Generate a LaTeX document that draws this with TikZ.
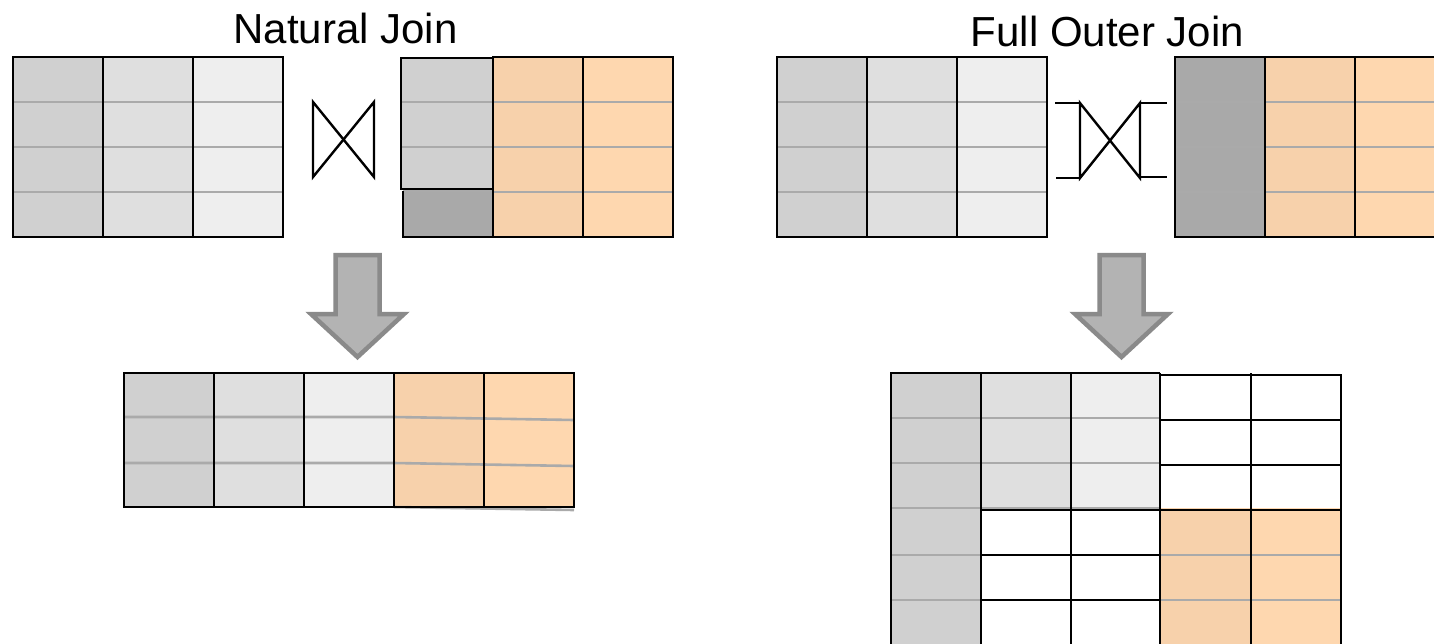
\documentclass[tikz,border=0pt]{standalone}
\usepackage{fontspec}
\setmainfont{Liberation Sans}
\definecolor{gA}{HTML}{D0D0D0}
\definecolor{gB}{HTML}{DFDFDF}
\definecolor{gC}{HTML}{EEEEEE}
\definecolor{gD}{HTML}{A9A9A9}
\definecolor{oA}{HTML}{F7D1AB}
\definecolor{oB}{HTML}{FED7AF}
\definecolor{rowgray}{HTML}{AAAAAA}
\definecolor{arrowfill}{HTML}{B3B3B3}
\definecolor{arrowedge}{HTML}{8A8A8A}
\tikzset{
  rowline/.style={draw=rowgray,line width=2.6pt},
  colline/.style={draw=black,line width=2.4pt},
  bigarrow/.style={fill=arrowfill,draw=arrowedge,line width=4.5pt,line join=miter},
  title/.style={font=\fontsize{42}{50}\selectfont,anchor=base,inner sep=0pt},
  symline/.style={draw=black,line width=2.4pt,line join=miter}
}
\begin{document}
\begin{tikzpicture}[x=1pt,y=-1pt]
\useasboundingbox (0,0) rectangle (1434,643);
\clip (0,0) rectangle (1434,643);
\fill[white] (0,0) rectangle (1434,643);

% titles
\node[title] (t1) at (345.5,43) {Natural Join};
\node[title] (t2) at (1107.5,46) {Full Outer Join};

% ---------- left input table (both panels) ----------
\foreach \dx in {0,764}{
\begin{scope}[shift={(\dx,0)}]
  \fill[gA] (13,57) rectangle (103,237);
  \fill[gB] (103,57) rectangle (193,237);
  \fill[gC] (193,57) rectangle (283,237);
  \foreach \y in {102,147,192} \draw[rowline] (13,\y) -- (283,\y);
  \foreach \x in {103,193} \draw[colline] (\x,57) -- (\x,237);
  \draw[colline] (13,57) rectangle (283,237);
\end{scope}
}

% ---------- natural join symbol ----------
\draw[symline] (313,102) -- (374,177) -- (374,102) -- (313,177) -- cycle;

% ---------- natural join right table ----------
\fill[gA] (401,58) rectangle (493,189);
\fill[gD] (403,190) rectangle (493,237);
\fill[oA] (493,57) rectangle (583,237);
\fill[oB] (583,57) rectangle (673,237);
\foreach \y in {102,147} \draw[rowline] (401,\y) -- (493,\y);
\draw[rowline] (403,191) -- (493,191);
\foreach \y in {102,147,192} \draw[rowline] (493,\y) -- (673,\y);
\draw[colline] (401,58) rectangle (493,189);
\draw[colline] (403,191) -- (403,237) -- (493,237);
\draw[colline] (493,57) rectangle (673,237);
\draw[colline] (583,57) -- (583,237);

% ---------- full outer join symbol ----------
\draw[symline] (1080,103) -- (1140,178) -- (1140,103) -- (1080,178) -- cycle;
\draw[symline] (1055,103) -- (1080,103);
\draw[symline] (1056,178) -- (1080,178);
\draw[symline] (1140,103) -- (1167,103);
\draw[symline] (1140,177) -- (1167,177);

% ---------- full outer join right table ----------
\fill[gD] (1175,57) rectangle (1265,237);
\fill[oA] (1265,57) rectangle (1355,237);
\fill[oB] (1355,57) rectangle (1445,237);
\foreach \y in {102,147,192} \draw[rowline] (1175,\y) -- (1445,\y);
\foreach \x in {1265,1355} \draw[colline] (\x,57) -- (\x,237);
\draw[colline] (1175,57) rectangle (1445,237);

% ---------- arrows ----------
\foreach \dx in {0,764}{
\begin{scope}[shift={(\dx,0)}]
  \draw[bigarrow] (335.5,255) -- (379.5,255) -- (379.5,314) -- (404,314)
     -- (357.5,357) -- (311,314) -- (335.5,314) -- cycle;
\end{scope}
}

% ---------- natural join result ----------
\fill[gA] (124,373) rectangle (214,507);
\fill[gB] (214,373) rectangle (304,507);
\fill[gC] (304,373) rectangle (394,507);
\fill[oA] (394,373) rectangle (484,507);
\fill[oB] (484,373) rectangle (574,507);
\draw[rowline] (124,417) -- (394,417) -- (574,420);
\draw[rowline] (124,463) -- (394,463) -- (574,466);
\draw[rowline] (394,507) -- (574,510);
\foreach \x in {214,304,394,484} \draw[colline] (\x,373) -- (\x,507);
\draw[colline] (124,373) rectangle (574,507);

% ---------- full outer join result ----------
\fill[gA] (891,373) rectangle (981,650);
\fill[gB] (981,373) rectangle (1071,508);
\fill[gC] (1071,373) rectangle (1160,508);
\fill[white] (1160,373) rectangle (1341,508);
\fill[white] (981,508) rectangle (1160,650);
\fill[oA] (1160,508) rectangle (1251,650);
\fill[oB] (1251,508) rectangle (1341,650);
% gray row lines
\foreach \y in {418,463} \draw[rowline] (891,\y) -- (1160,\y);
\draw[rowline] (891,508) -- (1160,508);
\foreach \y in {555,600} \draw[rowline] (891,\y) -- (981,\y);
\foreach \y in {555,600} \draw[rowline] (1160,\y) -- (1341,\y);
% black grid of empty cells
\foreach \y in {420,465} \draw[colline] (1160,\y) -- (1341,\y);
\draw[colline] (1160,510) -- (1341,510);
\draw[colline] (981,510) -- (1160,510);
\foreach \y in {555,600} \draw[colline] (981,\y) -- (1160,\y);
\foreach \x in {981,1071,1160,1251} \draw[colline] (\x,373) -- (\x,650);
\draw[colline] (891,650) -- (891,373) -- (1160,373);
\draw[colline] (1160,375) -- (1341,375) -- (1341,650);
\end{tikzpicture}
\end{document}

= Exercise directions =
Everything from the first line of the listing above through the line that contains "(583,57) -- (583,237);" is to be restated word for word, minus the pictures.

= Exercise answer =
Generate a LaTeX document that draws this with TikZ.
\documentclass[tikz,border=0pt]{standalone}
\usepackage{fontspec}
\setmainfont{Liberation Sans}
\definecolor{gA}{HTML}{D0D0D0}
\definecolor{gB}{HTML}{DFDFDF}
\definecolor{gC}{HTML}{EEEEEE}
\definecolor{gD}{HTML}{A9A9A9}
\definecolor{oA}{HTML}{F7D1AB}
\definecolor{oB}{HTML}{FED7AF}
\definecolor{rowgray}{HTML}{AAAAAA}
\definecolor{arrowfill}{HTML}{B3B3B3}
\definecolor{arrowedge}{HTML}{8A8A8A}
\tikzset{
  rowline/.style={draw=rowgray,line width=2.6pt},
  colline/.style={draw=black,line width=2.4pt},
  bigarrow/.style={fill=arrowfill,draw=arrowedge,line width=4.5pt,line join=miter},
  title/.style={font=\fontsize{42}{50}\selectfont,anchor=base,inner sep=0pt},
  symline/.style={draw=black,line width=2.4pt,line join=miter}
}
\begin{document}
\begin{tikzpicture}[x=1pt,y=-1pt]
\useasboundingbox (0,0) rectangle (1434,643);
\clip (0,0) rectangle (1434,643);
\fill[white] (0,0) rectangle (1434,643);

% titles
\node[title] (t1) at (345.5,43) {Natural Join};
\node[title] (t2) at (1107.5,46) {Full Outer Join};

% ---------- left input table (both panels) ----------
\foreach \dx in {0,764}{
\begin{scope}[shift={(\dx,0)}]
  \fill[gA] (13,57) rectangle (103,237);
  \fill[gB] (103,57) rectangle (193,237);
  \fill[gC] (193,57) rectangle (283,237);
  \foreach \y in {102,147,192} \draw[rowline] (13,\y) -- (283,\y);
  \foreach \x in {103,193} \draw[colline] (\x,57) -- (\x,237);
  \draw[colline] (13,57) rectangle (283,237);
\end{scope}
}

% ---------- natural join symbol ----------
\draw[symline] (313,102) -- (374,177) -- (374,102) -- (313,177) -- cycle;

% ---------- natural join right table ----------
\fill[gA] (401,58) rectangle (493,189);
\fill[gD] (403,190) rectangle (493,237);
\fill[oA] (493,57) rectangle (583,237);
\fill[oB] (583,57) rectangle (673,237);
\foreach \y in {102,147} \draw[rowline] (401,\y) -- (493,\y);
\draw[rowline] (403,191) -- (493,191);
\foreach \y in {102,147,192} \draw[rowline] (493,\y) -- (673,\y);
\draw[colline] (401,58) rectangle (493,189);
\draw[colline] (403,191) -- (403,237) -- (493,237);
\draw[colline] (493,57) rectangle (673,237);
\draw[colline] (583,57) -- (583,237);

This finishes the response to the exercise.